VIDEOLE TOURNANT JURIDIQUE DU CONSEIL CONSTITUTIONNEL
La décision du Conseil constitutionnel sur la loi d'amnistie représente bien plus qu'un simple arbitrage juridique. Selon Jean-Louis Corréa, elle illustre l'émergence d'une justice constitutionnelle plus attentive aux droits fondamentaux des citoyens

Ce dimanche 27 avril 2025, l'émission "Objection" de Sud FM a reçu Jean-Louis Corréa, professeur agrégé de droit et vice-recteur de l'université Cheikh Anta Diop. En sa qualité de rapporteur du comité scientifique des assises nationales de la justice, l'universitaire a livré une analyse approfondie de la récente décision du Conseil constitutionnel concernant la loi interprétative de l'amnistie.
Selon le Professeur Corréa, la décision rendue le 23 avril 2025 par le Conseil constitutionnel revêt "une portée majeure" pour le système juridique sénégalais. En censurant l'article 1er de la loi interprétative 2025-09, le Conseil a clarifié les limites du pouvoir législatif en matière d'amnistie.
"Cette décision renforce l'État de droit, car elle montre une situation où tous les acteurs font confiance à l'arbitre qu'est le juge", a expliqué Jean-Louis Corréa. Il souligne que la décision parvient à unifier les différentes positions en jeu, cherchant à "rassembler plutôt qu'à diviser" dans un contexte politique tendu.
L'expert juridique a particulièrement insisté sur la "consolidation du bloc de constitutionnalité" opérée par cette décision. "Le bloc de constitutionnalité, ce sont l'ensemble des principes et normes qui, avec la Constitution, permettent au juge d'opérer le contrôle de constitutionnalité", a-t-il précisé.
En intégrant les instruments internationaux cités dans le préambule de la Constitution, le Conseil constitutionnel a rappelé que certains actes, comme la torture et les traitements inhumains et dégradants, sont imprescriptibles selon le droit international et ne peuvent être couverts par une loi d'amnistie, même lorsqu'ils ont été commis dans le cadre de manifestations ou avec une motivation politique.

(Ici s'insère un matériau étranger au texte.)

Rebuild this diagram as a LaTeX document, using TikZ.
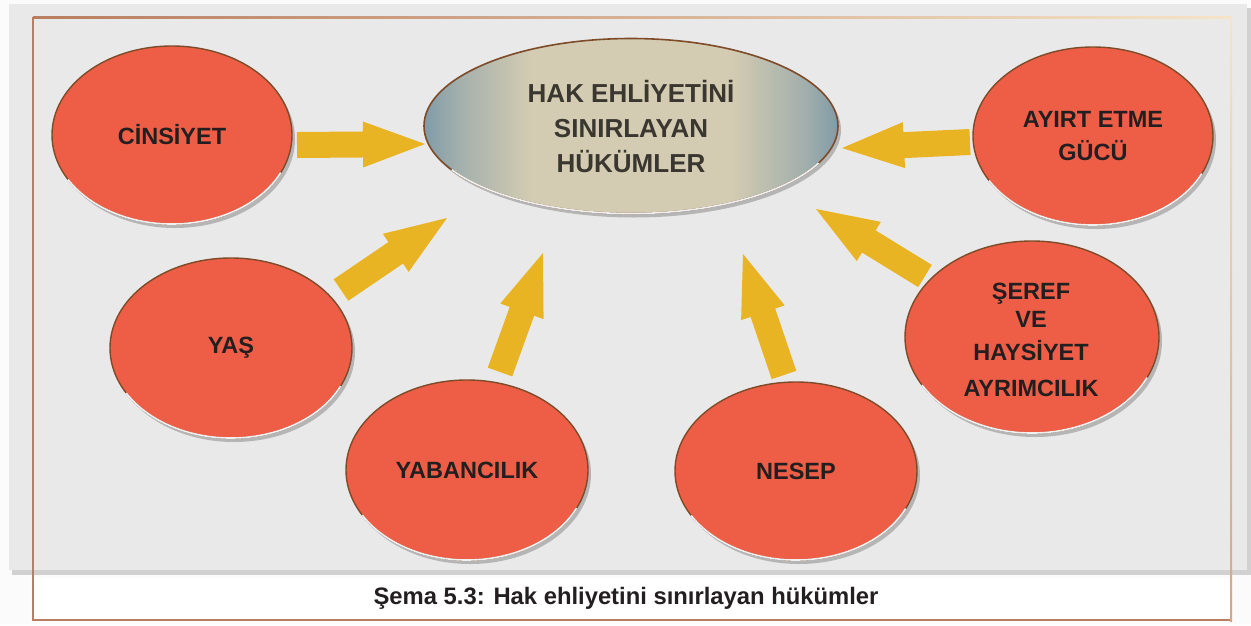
\documentclass[tikz,border=0pt]{standalone}
\usepackage{fontspec}
\setmainfont{Liberation Sans}
\usetikzlibrary{calc,shapes.geometric,shadows,fadings}
\definecolor{panelgray}{RGB}{233,233,234}
\definecolor{ovalred}{RGB}{238,94,71}
\definecolor{arrowyellow}{RGB}{233,180,35}
\definecolor{rimbrown}{RGB}{125,75,40}
\definecolor{framebrown}{RGB}{185,125,95}
\definecolor{framecream}{RGB}{245,228,200}
\definecolor{textdark}{RGB}{35,31,32}
\definecolor{hubtan}{RGB}{212,204,178}
\definecolor{hubblue}{RGB}{128,155,168}
\pgfdeclarehorizontalshading{hubshade}{100bp}{color(0bp)=(hubblue); color(25bp)=(hubblue); color(29bp)=(hubblue!60!hubtan); color(38bp)=(hubtan); color(62bp)=(hubtan); color(71bp)=(hubblue!60!hubtan); color(75bp)=(hubblue); color(100bp)=(hubblue)}
\tikzset{
  oval/.style={ellipse, fill=ovalred, draw=rimbrown, line width=1.4pt, inner sep=0pt,
    font=\fontsize{23.5}{33}\selectfont\bfseries, text=textdark, align=center,
    drop shadow={shadow xshift=3pt, shadow yshift=-4pt, opacity=0.22, fill=black}},
  hub/.style={ellipse, draw=rimbrown, line width=1.6pt, inner sep=0pt,
    shading=hubshade, font=\fontsize{26}{35}\selectfont\bfseries, text={rgb,255:red,58;green,54;blue,48}, align=center,
    drop shadow={shadow xshift=3pt, shadow yshift=-4pt, opacity=0.22, fill=black}},
}
\newcommand\blockarrow[2]{%
  \fill[arrowyellow] let \p1=(#1), \p2=(#2),
    \n1={atan2(\y2-\y1,\x2-\x1)}, \n2={veclen(\x2-\x1,\y2-\y1)} in
    ($(\p1)+(\n1+90:13pt)$)
    -- ($(\p1)+(\n1:{(\n2-62)*1pt})+(\n1+90:13pt)$)
    -- ($(\p1)+(\n1:{(\n2-62)*1pt})+(\n1+90:23pt)$)
    -- (\p2)
    -- ($(\p1)+(\n1:{(\n2-62)*1pt})+(\n1-90:23pt)$)
    -- ($(\p1)+(\n1:{(\n2-62)*1pt})+(\n1-90:13pt)$)
    -- ($(\p1)+(\n1-90:13pt)$) -- cycle;}
\newcommand\lowrim[3]{% name, rx, ry : light rim on lower side
  \draw[white!88!gray, line width=1.6pt] ($(#1.center)+(-25:#2pt and #3pt)$) arc[start angle=-25, end angle=-150, x radius=#2pt, y radius=#3pt];}
\begin{document}
\begin{tikzpicture}[x=1pt,y=-1pt]
\useasboundingbox (0,0) rectangle (1251,625);
\fill[white!97!gray] (0,0) rectangle (1251,625);
% gray panel with shadow
\fill[black!18] (12,8) rectangle (1251,575);
\fill[panelgray] (9,4) rectangle (1247,570);
% caption strip
\fill[white] (33,578) rectangle (1231,621);
% frame
\draw[framebrown, line width=1.6pt] (1231,620) -- (33,620) -- (33,17);
\shade[left color=framebrown, right color=framecream] (33,16.2) rectangle (1231,18.2);
\shade[top color=framecream, bottom color=framebrown!60!framecream] (1230,17) rectangle (1232,621);

% central node
\node[hub, minimum width=414pt, minimum height=175pt] (hub) at (631,126)
  {HAK EHLİYETİNİ\\SINIRLAYAN\\HÜKÜMLER};

% outer nodes
\node[oval, minimum width=240pt, minimum height=178pt] (cins) at (172,135) {CİNSİYET};
\node[oval, minimum width=240pt, minimum height=178pt] (ayirt) at (1093,136) {AYIRT ETME\\GÜCÜ};
\node[oval, minimum width=242pt, minimum height=180pt] (yas) at (231,348) {YAŞ};
\node[oval, minimum width=242pt, minimum height=180pt] (yab) at (467,470) {YABANCILIK};
\node[oval, minimum width=242pt, minimum height=178pt] (nesep) at (796,471) {NESEP};
\node[oval, minimum width=254pt, minimum height=192pt] (seref) at (1032,337) {};
\node[font=\fontsize{23.5}{33}\selectfont\bfseries, text=textdark, align=center] (seref-t) at (1031,340)
  {ŞEREF\\[-5pt]VE\\HAYSİYET\\[3pt]AYRIMCILIK};

\lowrim{cins}{120}{89}
\lowrim{ayirt}{120}{89}
\lowrim{yas}{121}{90}
\lowrim{yab}{121}{90}
\lowrim{nesep}{121}{89}
\lowrim{seref}{127}{96}
\lowrim{hub}{207}{87.5}

% arrow end points
\coordinate (t1) at (297,145); \coordinate (h1) at (425,144);
\coordinate (t2) at (970,142); \coordinate (h2) at (842,148);
\coordinate (t3) at (341,290); \coordinate (h3) at (447,218);
\coordinate (t4) at (500,372); \coordinate (h4) at (543,253);
\coordinate (t5) at (784,375); \coordinate (h5) at (743,254);
\coordinate (t6) at (925,276); \coordinate (h6) at (816,209);
\blockarrow{t1}{h1}
\blockarrow{t2}{h2}
\blockarrow{t3}{h3}
\blockarrow{t4}{h4}
\blockarrow{t5}{h5}
\blockarrow{t6}{h6}

% caption
\node[font=\fontsize{23.8}{27}\selectfont\bfseries, text=textdark] (cap) at (626,598)
  {Şema 5.3: Hak ehliyetini sınırlayan hükümler};
\end{tikzpicture}
\end{document}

Jean-Louis Corréa voit dans cette décision un tournant important : "Nous sommes habitués à une constitution orientée pouvoir, centrée sur les relations entre les institutions. Avec cette décision, le Conseil s'oriente vers la consécration et la protection des droits fondamentaux."
Pour l'universitaire, cette évolution marque un changement de paradigme dans la jurisprudence constitutionnelle sénégalaise, qui tend désormais à placer la protection des droits des citoyens au même niveau que l'équilibre des pouvoirs institutionnels.
La décision clarifie également les frontières de l'amnistie. La loi de 2024 couvrait tous les faits liés à des manifestations ou ayant une motivation politique entre le 1er février 2021 et le 25 février 2024. La loi interprétative tentait de restreindre cette amnistie aux seuls actes se rapportant à l'exercice d'une liberté publique ou d'un droit démocratique.
"Le Conseil a jugé que cette restriction violait le principe de non-rétroactivité des lois pénales plus sévères. Mais il a aussi précisé que les actes imprescriptibles selon le droit international ne peuvent être amnistiés, quel que soit le contexte dans lequel ils ont été commis", a expliqué le professeur.
Pour Jean-Louis Corréa, cette décision illustre le pouvoir régulateur que l'on attend d'une cour constitutionnelle. "Le Conseil n'a pas simplement tranché un litige, il a, avec sagesse et tempérance, arbitré entre divers intérêts politiques divergents", a-t-il souligné.
L'universitaire y voit "une invite au dialogue" adressée à la classe politique, dans un contexte où "la société sénégalaise est suffisamment clivée" et où "les acteurs ont du mal à dialoguer sereinement".
L'une des particularités de cette décision, selon le Professeur Corréa, est qu'elle parvient à satisfaire à la fois les requérants (l'opposition), les défendeurs (l'État du Sénégal) et même la société civile.
"C'est une décision qui contente tout le monde : elle protège ceux qui ont participé à des manifestations politiques légitimes, tout en permettant aux victimes d'actes imprescriptibles de poursuivre les auteurs présumés", a-t-il conclu.
À l'heure où le Sénégal s'engage dans un dialogue national sous l'égide du président Bassirou Diomaye Faye, cette décision du Conseil constitutionnel pourrait servir d'exemple pour une approche plus consensuelle des grandes questions juridiques et politiques qui animent le débat public.